LAGOS, Nigeria – More than 200,000 people could lose their homes and livelihoods if an oil-rich Nigerian state proceeds with a mass eviction of its waterfront slums, a report released Thursday by Amnesty International warned.

The threatened evictions come as Rivers state plans a commercial district and other attractions where informal settlements now stand along the waters of the oil city of Port Harcourt.

Already, a forced eviction carried out in 2009 left at least 12 people seriously wounded, Amnesty International said, with locals telling the organization they saw dead bodies carried away in the back of police pickup trucks.

“These evictions were carried out without prior and genuine consultation with residents and without the provision of adequate notice, compensation or alternative accommodation and legal remedies,” the Amnesty International report said. “Thousands of people, including children, women and the elderly were left homeless and vulnerable to other human rights violations.”

The evictions and demolitions are part of a master plan to redevelop the waterfront of Port Harcourt, long a hub for foreign oil firms exploring Nigeria’s oil-rich Niger Delta.

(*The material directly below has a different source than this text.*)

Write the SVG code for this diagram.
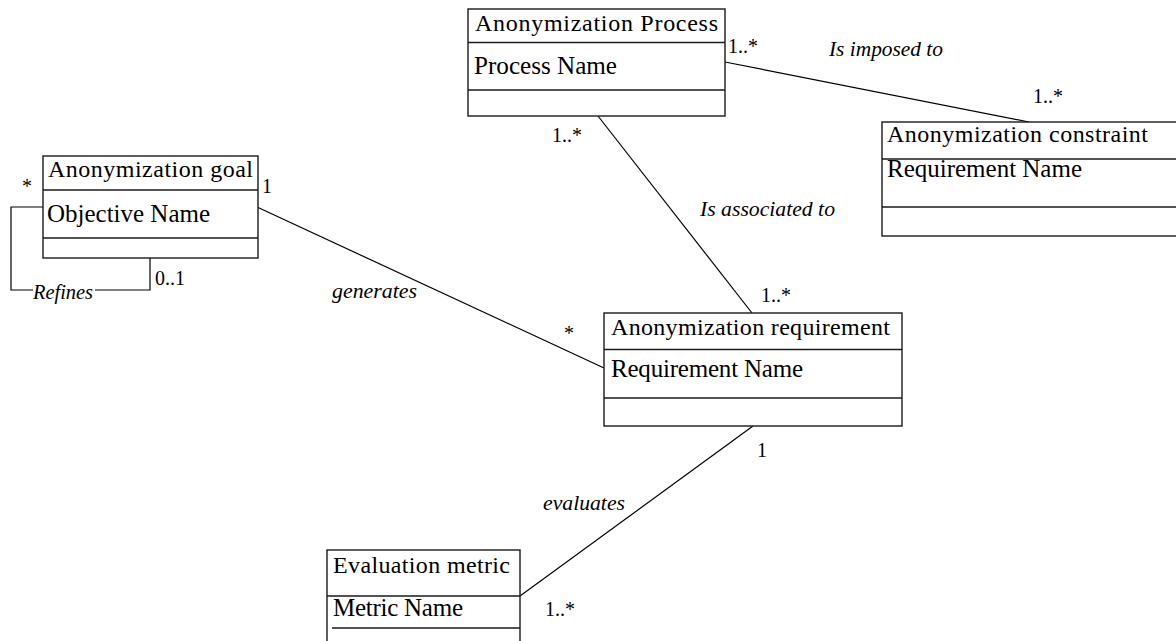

While foreign oil workers live in fortified compounds resembling Western suburbs, Nigerians living in the city have little electricity and access to clean drinking water.

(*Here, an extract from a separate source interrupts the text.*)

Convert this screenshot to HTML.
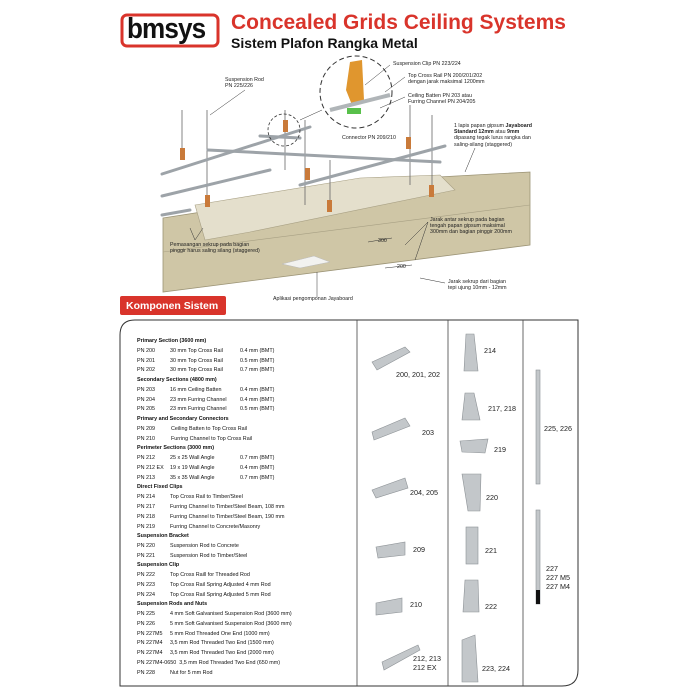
<!DOCTYPE html>
<html><head><meta charset="utf-8"><style>
body{margin:0;background:#fff;}
#c{position:relative;width:700px;height:700px;overflow:hidden;font-family:"Liberation Sans",sans-serif;}
.t{position:absolute;font-size:5.3px;color:#222;white-space:nowrap;line-height:6.2px;}
.r{position:absolute;font-size:5.4px;color:#111;white-space:nowrap;}
.b{font-weight:bold;}
.lbl{position:absolute;font-size:7.2px;color:#222;white-space:nowrap;line-height:9px;}
</style></head><body><div id="c">
<svg width="700" height="700" style="position:absolute;left:0;top:0">
<rect x="122" y="15" width="96" height="31" rx="5" fill="none" stroke="#d9342b" stroke-width="3"/>
<polygon points="163,218 420,178 530,172 530,245 163,292" fill="#cfc6a6" stroke="#9c9476" stroke-width="0.8"/>
<polygon points="195,205 360,178 440,175 455,190 250,232 205,240" fill="#e4dfcc" stroke="#a8a084" stroke-width="0.6"/>
<line x1="163" y1="252" x2="530" y2="205" stroke="#a8a084" stroke-width="0.6"/>
<polygon points="282,264 314,256 330,262 300,268" fill="#f2f2f0" stroke="#bbb" stroke-width="0.5"/>
<g stroke="#666" stroke-width="0.8">
<line x1="182" y1="110" x2="182" y2="160"/><line x1="207" y1="110" x2="207" y2="205"/>
<line x1="285" y1="110" x2="285" y2="170"/><line x1="305" y1="120" x2="305" y2="205"/>
<line x1="410" y1="105" x2="410" y2="185"/><line x1="432" y1="115" x2="432" y2="195"/>
<line x1="330" y1="160" x2="330" y2="205"/>
</g>
<g stroke="#9da3a8" stroke-width="3" stroke-linecap="round">
<line x1="162" y1="174" x2="310" y2="127"/>
<line x1="162" y1="196" x2="270" y2="170"/>
<line x1="300" y1="185" x2="445" y2="146"/>
<line x1="208" y1="150" x2="440" y2="162"/>
<line x1="260" y1="136" x2="300" y2="138"/>
<line x1="162" y1="215" x2="190" y2="210"/>
</g>
<g fill="#c97a3a">
<rect x="180" y="148" width="5" height="12"/><rect x="283" y="120" width="5" height="12"/>
<rect x="305" y="168" width="5" height="12"/><rect x="406" y="137" width="5" height="12"/>
<rect x="429" y="185" width="5" height="12"/><rect x="205" y="195" width="5" height="12"/>
<rect x="327" y="200" width="5" height="12"/>
</g>
<circle cx="284" cy="130" r="16" fill="none" stroke="#333" stroke-width="0.8" stroke-dasharray="3,2"/>
<circle cx="356" cy="92" r="36" fill="#fff" stroke="#333" stroke-width="1" stroke-dasharray="5,3"/>
<polygon points="350,62 362,60 364,100 352,105 346,90" fill="#e0962e"/>
<line x1="330" y1="110" x2="390" y2="95" stroke="#b0b5b8" stroke-width="4"/>
<rect x="347" y="108" width="14" height="6" fill="#58c04a"/>
<g stroke="#333" stroke-width="0.5">
<line x1="245" y1="90" x2="210" y2="115"/><line x1="300" y1="120" x2="322" y2="110"/>
<line x1="390" y1="65" x2="365" y2="85"/><line x1="405" y1="77" x2="385" y2="92"/>
<line x1="405" y1="97" x2="380" y2="108"/><line x1="475" y1="148" x2="465" y2="172"/>
<line x1="428" y1="222" x2="405" y2="245"/><line x1="428" y1="222" x2="415" y2="260"/>
<line x1="445" y1="283" x2="420" y2="278"/><line x1="317" y1="272" x2="317" y2="297"/>
<line x1="195" y1="240" x2="190" y2="228"/><line x1="195" y1="240" x2="203" y2="228"/>
<line x1="368" y1="242" x2="392" y2="238"/><line x1="385" y1="268" x2="412" y2="265"/>
</g>
<rect x="120" y="296" width="106" height="19" rx="2" fill="#d9342b"/>
<path d="M135,320 L578,320 L578,670 Q578,686 562,686 L120,686 L120,335 Q120,320 135,320 Z" fill="none" stroke="#333" stroke-width="1"/>
<g stroke="#444" stroke-width="0.8"><line x1="357" y1="320" x2="357" y2="686"/><line x1="448" y1="320" x2="448" y2="686"/><line x1="523" y1="320" x2="523" y2="686"/></g>
<g fill="#c3c7ca" stroke="#8d9296" stroke-width="0.6">
<polygon points="372,362 405,347 410,352 377,370"/>
<polygon points="372,432 405,418 410,426 374,440"/>
<polygon points="372,490 405,478 408,488 376,498"/>
<polygon points="376,547 405,542 405,555 378,558"/>
<polygon points="376,603 402,598 402,612 376,615"/>
<polygon points="382,662 418,645 420,650 384,670"/>
<polygon points="466,334 474,334 478,371 464,371"/>
<polygon points="465,393 474,393 480,420 462,420"/>
<polygon points="460,441 488,439 485,453 462,452"/>
<polygon points="462,474 481,474 480,511 468,511"/>
<rect x="466" y="527" width="12" height="37"/>
<polygon points="465,580 478,580 479,612 463,612"/>
<polygon points="462,640 475,635 478,682 462,682"/>
<rect x="536" y="370" width="4" height="114"/>
<rect x="536" y="510" width="4" height="94"/>
</g>
<rect x="536" y="590" width="4" height="14" fill="#111"/>
</svg>
<div style="position:absolute;left:127px;top:13px;font-size:29px;font-weight:bold;color:#111;letter-spacing:-1px;transform:scaleX(0.9);transform-origin:left top">bmsys</div>
<div style="position:absolute;left:231px;top:11px;font-size:21px;font-weight:bold;color:#d9342b;white-space:nowrap">Concealed Grids Ceiling Systems</div>
<div style="position:absolute;left:231px;top:35px;font-size:14px;font-weight:bold;color:#111;white-space:nowrap">Sistem Plafon Rangka Metal</div>

<div class="t" style="left:225px;top:77px">Suspension Rod<br>PN 225/226</div>
<div class="t" style="left:393px;top:61px">Suspension Clip PN 223/224</div>
<div class="t" style="left:408px;top:73px">Top Cross Rail PN 200/201/202<br>dengan jarak maksimal 1200mm</div>
<div class="t" style="left:408px;top:93px">Ceiling Batten PN 203 atau<br>Furring Channel PN 204/205</div>
<div class="t" style="left:342px;top:135px">Connector PN 209/210</div>
<div class="t" style="left:454px;top:123px">1 lapis papan gipsum <b>Jayaboard</b><br><b>Standard 12mm</b> atau <b>9mm</b><br>dipasang tegak lurus rangka dan<br>saling-silang (staggered)</div>
<div class="t" style="left:430px;top:217px">Jarak antar sekrup pada bagian<br>tengah papan gipsum maksimal<br>300mm dan bagian pinggir 200mm</div>
<div class="t" style="left:170px;top:242px">Pemasangan sekrup pada bagian<br>pinggir harus saling silang (staggered)</div>
<div class="t" style="left:378px;top:238px">300</div>
<div class="t" style="left:397px;top:264px">200</div>
<div class="t" style="left:448px;top:279px">Jarak sekrup dari bagian<br>tepi ujung 10mm - 12mm</div>
<div class="t" style="left:273px;top:296px">Aplikasi pengomponan Jayaboard</div>
<div style="position:absolute;left:126px;top:300px;font-size:10.5px;font-weight:bold;color:#fff">Komponen Sistem</div>

<div class="r b" style="left:137px;top:338px">Primary Section (3600 mm)</div>
<div class="r" style="left:137px;top:348px">PN 200</div><div class="r" style="left:170px;top:348px">30 mm Top Cross Rail</div><div class="r" style="left:240px;top:348px">0.4 mm (BMT)</div>
<div class="r" style="left:137px;top:358px">PN 201</div><div class="r" style="left:170px;top:358px">30 mm Top Cross Rail</div><div class="r" style="left:240px;top:358px">0.5 mm (BMT)</div>
<div class="r" style="left:137px;top:367px">PN 202</div><div class="r" style="left:170px;top:367px">30 mm Top Cross Rail</div><div class="r" style="left:240px;top:367px">0.7 mm (BMT)</div>
<div class="r b" style="left:137px;top:377px">Secondary Sections (4800 mm)</div>
<div class="r" style="left:137px;top:387px">PN 203</div><div class="r" style="left:170px;top:387px">16 mm Ceiling Batten</div><div class="r" style="left:240px;top:387px">0.4 mm (BMT)</div>
<div class="r" style="left:137px;top:397px">PN 204</div><div class="r" style="left:170px;top:397px">23 mm Furring Channel</div><div class="r" style="left:240px;top:397px">0.4 mm (BMT)</div>
<div class="r" style="left:137px;top:406px">PN 205</div><div class="r" style="left:170px;top:406px">23 mm Furring Channel</div><div class="r" style="left:240px;top:406px">0.5 mm (BMT)</div>
<div class="r b" style="left:137px;top:416px">Primary and Secondary Connectors</div>
<div class="r" style="left:137px;top:426px">PN 209</div><div class="r" style="left:171px;top:426px">Ceiling Batten to Top Cross Rail</div>
<div class="r" style="left:137px;top:436px">PN 210</div><div class="r" style="left:171px;top:436px">Furring Channel to Top Cross Rail</div>
<div class="r b" style="left:137px;top:445px">Perimeter Sections (3000 mm)</div>
<div class="r" style="left:137px;top:455px">PN 212</div><div class="r" style="left:170px;top:455px">25 x 25 Wall Angle</div><div class="r" style="left:240px;top:455px">0.7 mm (BMT)</div>
<div class="r" style="left:137px;top:465px">PN 212 EX</div><div class="r" style="left:170px;top:465px">19 x 19 Wall Angle</div><div class="r" style="left:240px;top:465px">0.4 mm (BMT)</div>
<div class="r" style="left:137px;top:475px">PN 213</div><div class="r" style="left:170px;top:475px">35 x 35 Wall Angle</div><div class="r" style="left:240px;top:475px">0.7 mm (BMT)</div>
<div class="r b" style="left:137px;top:484px">Direct Fixed Clips</div>
<div class="r" style="left:137px;top:494px">PN 214</div><div class="r" style="left:170px;top:494px">Top Cross Rail to Timber/Steel</div>
<div class="r" style="left:137px;top:504px">PN 217</div><div class="r" style="left:170px;top:504px">Furring Channel to Timber/Steel Beam, 108 mm</div>
<div class="r" style="left:137px;top:514px">PN 218</div><div class="r" style="left:170px;top:514px">Furring Channel to Timber/Steel Beam, 190 mm</div>
<div class="r" style="left:137px;top:524px">PN 219</div><div class="r" style="left:170px;top:524px">Furring Channel to Concrete/Masonry</div>
<div class="r b" style="left:137px;top:533px">Suspension Bracket</div>
<div class="r" style="left:137px;top:543px">PN 220</div><div class="r" style="left:170px;top:543px">Suspension Rod to Concrete</div>
<div class="r" style="left:137px;top:553px">PN 221</div><div class="r" style="left:170px;top:553px">Suspension Rod to Timber/Steel</div>
<div class="r b" style="left:137px;top:562px">Suspension Clip</div>
<div class="r" style="left:137px;top:572px">PN 222</div><div class="r" style="left:170px;top:572px">Top Cross Raill for Threaded Rod</div>
<div class="r" style="left:137px;top:582px">PN 223</div><div class="r" style="left:170px;top:582px">Top Cross Rail Spring Adjusted 4 mm Rod</div>
<div class="r" style="left:137px;top:592px">PN 224</div><div class="r" style="left:170px;top:592px">Top Cross Rail Spring Adjusted 5 mm Rod</div>
<div class="r b" style="left:137px;top:601px">Suspension Rods and Nuts</div>
<div class="r" style="left:137px;top:611px">PN 225</div><div class="r" style="left:170px;top:611px">4 mm Soft Galvanised Suspension Rod (3600 mm)</div>
<div class="r" style="left:137px;top:621px">PN 226</div><div class="r" style="left:170px;top:621px">5 mm Soft Galvanised Suspension Rod (3600 mm)</div>
<div class="r" style="left:137px;top:631px">PN 227M5</div><div class="r" style="left:170px;top:631px">5 mm Rod Threaded One End (1000 mm)</div>
<div class="r" style="left:137px;top:640px">PN 227M4</div><div class="r" style="left:170px;top:640px">3,5 mm Rod Threaded Two End (1500 mm)</div>
<div class="r" style="left:137px;top:650px">PN 227M4</div><div class="r" style="left:170px;top:650px">3,5 mm Rod Threaded Two End (2000 mm)</div>
<div class="r" style="left:137px;top:660px">PN 227M4-0650&nbsp; 3,5 mm Rod Threaded Two End (650 mm)</div>
<div class="r" style="left:137px;top:670px">PN 228</div><div class="r" style="left:170px;top:670px">Nut for 5 mm Rod</div>

<div class="lbl" style="left:396px;top:370px">200, 201, 202</div>
<div class="lbl" style="left:422px;top:428px">203</div>
<div class="lbl" style="left:410px;top:488px">204, 205</div>
<div class="lbl" style="left:413px;top:545px">209</div>
<div class="lbl" style="left:410px;top:600px">210</div>
<div class="lbl" style="left:413px;top:654px">212, 213<br>212 EX</div>
<div class="lbl" style="left:484px;top:346px">214</div>
<div class="lbl" style="left:488px;top:404px">217, 218</div>
<div class="lbl" style="left:494px;top:445px">219</div>
<div class="lbl" style="left:486px;top:493px">220</div>
<div class="lbl" style="left:485px;top:546px">221</div>
<div class="lbl" style="left:485px;top:602px">222</div>
<div class="lbl" style="left:482px;top:664px">223, 224</div>
<div class="lbl" style="left:544px;top:424px">225, 226</div>
<div class="lbl" style="left:546px;top:564px">227<br>227 M5<br>227 M4</div>
</div></body></html>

The Amnesty International report accused the local government of not providing fair notice to those living in the slums, as well as going back on promises to provide money to resettle them elsewhere in the city. The rights group called on the state government to immediately stop all evictions until making sure “they comply with international human rights standards.”

The report also portrayed local officials as being unmoved by the plight of their constituents. The report quoted Rivers state Gov. Chibuike Rotimi Amaechi as saying: “We need to just move them and they will have to find their own accommodation.”

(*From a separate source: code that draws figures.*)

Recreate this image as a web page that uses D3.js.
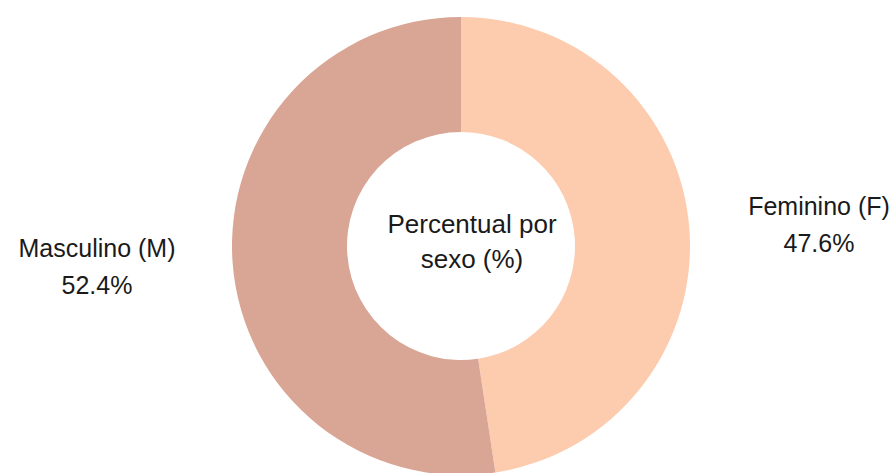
<!DOCTYPE html>
<html>
<head>
<meta charset="utf-8">
<script src="https://cdn.jsdelivr.net/npm/d3@7"></script>
<style>
  html, body { margin: 0; padding: 0; background: #fff; }
  svg { display: block; font-family: "Liberation Sans", Arial, sans-serif; }
</style>
</head>
<body>
<script>
// chart data
const categories = ['Feminino (F)', 'Masculino (M)'];
const values     = [47.6, 52.4];
const colors     = ['#fdcbae', '#d9a594'];
const centerText = ['Percentual por', 'sexo (%)'];

const width  = 896,
      height = 473,
      cx     = 461,
      cy     = 246,
      outerR = 229,
      innerR = 114;

const svg = d3.select('body').append('svg')
  .attr('width', width)
  .attr('height', height);

const data = categories.map((c, i) => ({ name: c, value: values[i], color: colors[i] }));

// slices go clockwise from 12 o'clock, feminino first
const pie = d3.pie().sort(null).value(d => d.value);
const arc = d3.arc().innerRadius(innerR).outerRadius(outerR);

const g = svg.append('g').attr('transform', `translate(${cx},${cy})`);

g.selectAll('path')
  .data(pie(data))
  .join('path')
  .attr('d', arc)
  .attr('fill', d => d.data.color);

// label spots beside the ring
const labelPos = {
  'Feminino (F)':  { x: 819, y: 215 },
  'Masculino (M)': { x: 97,  y: 257 }
};

data.forEach(d => {
  const p = labelPos[d.name];
  const t = svg.append('text')
    .attr('text-anchor', 'middle')
    .attr('font-size', 25)
    .attr('fill', '#1a1a1a');
  t.append('tspan').attr('x', p.x).attr('y', p.y).text(d.name);
  t.append('tspan').attr('x', p.x).attr('y', p.y + 37).text(d.value.toFixed(1) + '%');
});

// text in the hole
const ct = svg.append('text')
  .attr('text-anchor', 'middle')
  .attr('font-size', 26)
  .attr('fill', '#1a1a1a');
centerText.forEach((line, i) => {
  ct.append('tspan').attr('x', 472).attr('y', 233 + i * 35).text(line);
});
</script>
</body>
</html>
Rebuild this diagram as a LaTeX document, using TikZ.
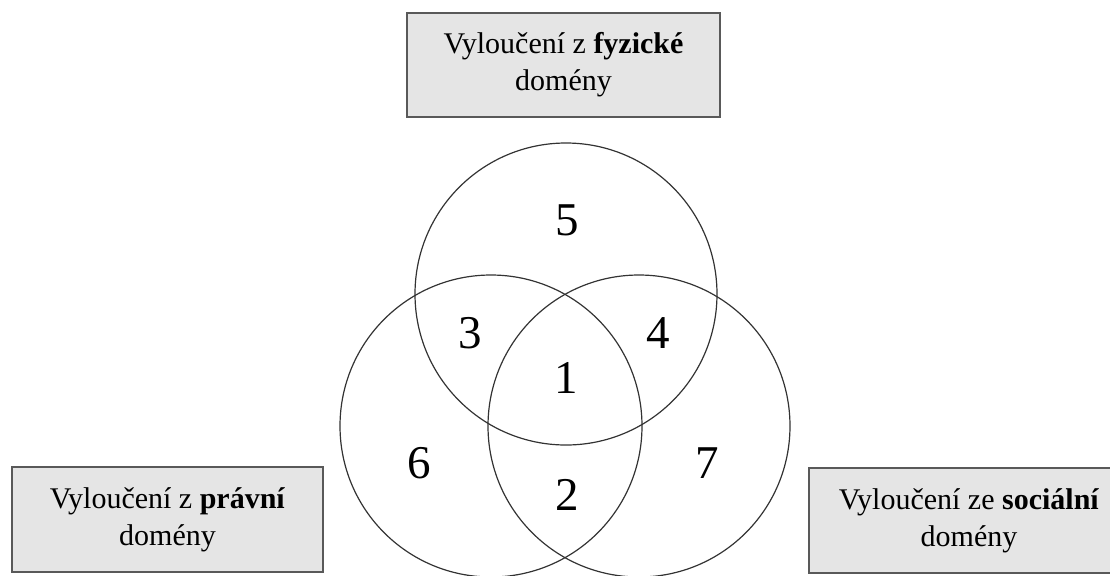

Rivers state government spokeswoman Ibim Semenitari said Thursday that no one had been shot during a “numeration” in the slums in 2009. Semenitari also said: “To call them slums is to glorify them.”

“No responsible government would sit down and watch its inhabitant citizens live in that kind of squalor,” she said.

She said the government paid all those moved off the land, even those squatting on properties, a claim directly challenged by the Amnesty International report. She also said the development plans could be seen by local residents of Port Harcourt — so long as they carried the right credentials.